Mazda of Japan managed to survive and thrive despite the eccentric “Zoom Zoom” slogan, so fronting up its new approach to promoting fuel efficiency with the opaque SkyActiv handle isn’t likely to do it any harm.

The question is though, will it work?

Mazda, at a media briefing in Britain, said in the short to medium term, greater fuel efficiency is best achieved by honing and developing the internal combustion engine (ICE), both diesel and gasoline, rather than electrification, using batteries or gasoline/electric hybrids.

This will make fuel efficient cars available to the greatest amount of people at the most affordable prices, says Mazda, adding that it believes this SkyActiv approach also means driving can still be enjoyable.

Most experts would agree that there is indeed much mileage to be gained from investing in making ICE better. By 2020, even if 10 per cent of the world’s automobiles are battery powered and 10 per cent hybrids, that still leaves 80 per cent to be ICE driven.

Mazda has set itself the goal of improving fuel efficiency by 30 per cent between 2008 and 2015 by looking at the vehicle as a whole and improving all aspects of the design. Gasoline engines will be made more efficient by raising their compression ratios; diesels will also benefit from lowering theirs. Gasoline engines will get a 15 per cent improvement in power and economy. Diesels will get better by 20 per cent, without using expensive ideas like UREA treatment which current diesels need to beat government noxious emissions rules. Both will be much lighter. Gearboxes will be redesigned to take out weight and improve efficiency, and this will add between four and seven per cent to fuel economy. Body weight will be cut by around 200 lbs. Improvements will also include stages incorporating stop-start technology and then regenerative braking, which captures energy generated when cars are free-wheeling. Mazda isn’t ruling out hybrids, but says this will be left to the third stage when this approach is more effective in terms of cost and fuel efficiency.

Europe will get its first SkyActiv vehicle next year – the CX-5 compact SUV based on the Minagi concept shown at the Geneva Car Show earlier this year. This will include a direct-injection gasoline engine, a more efficient transmission and a stronger, more lightweight body. Mazda UK says this will have fuel economy of between 70 and 80 miles per gallon, although this reflects European Union rules where fuel efficiency is measured in a laboratory and bears no relation to real world driving. Americans will get SkyActiv earlier. In late summer this year the Mazda3 is expected to be launched in the U.S. with the 2.0 liter SkyActiv gas engine and automatic gearbox.

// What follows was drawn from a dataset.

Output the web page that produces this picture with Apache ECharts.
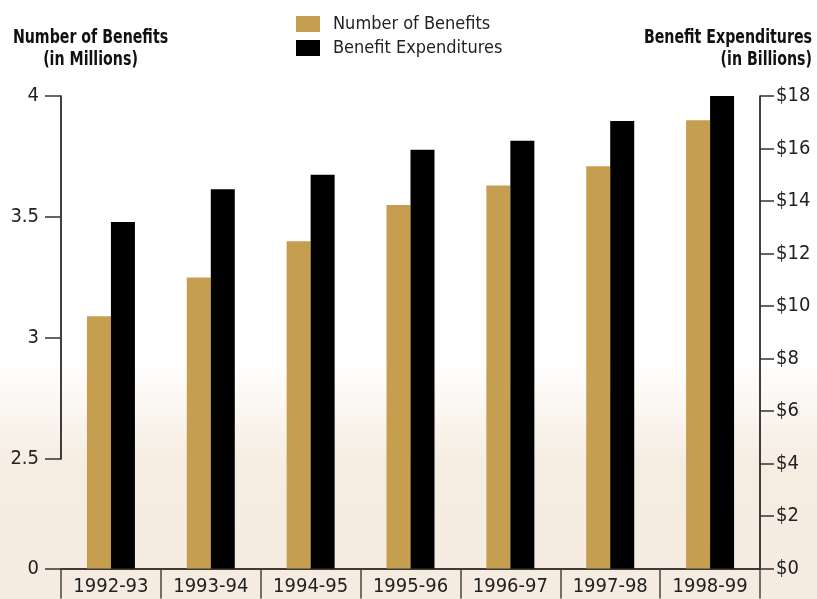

Mazda sold about 230,000 vehicles in the U.S. last year. It wants to almost double sales to 400,000 over the next five years. Global sales are currently close to 1.2 million a year, and the target is 1.7 million by 2017.  By 2016, Mazda wants about 80 per cent of its vehicles to incorporate SkyActiv technology. Most manufacturers are hedging their bets, developing hybrids and battery power as soon as possible without being sure which technology, if any, will emerge triumphant. Not Mazda.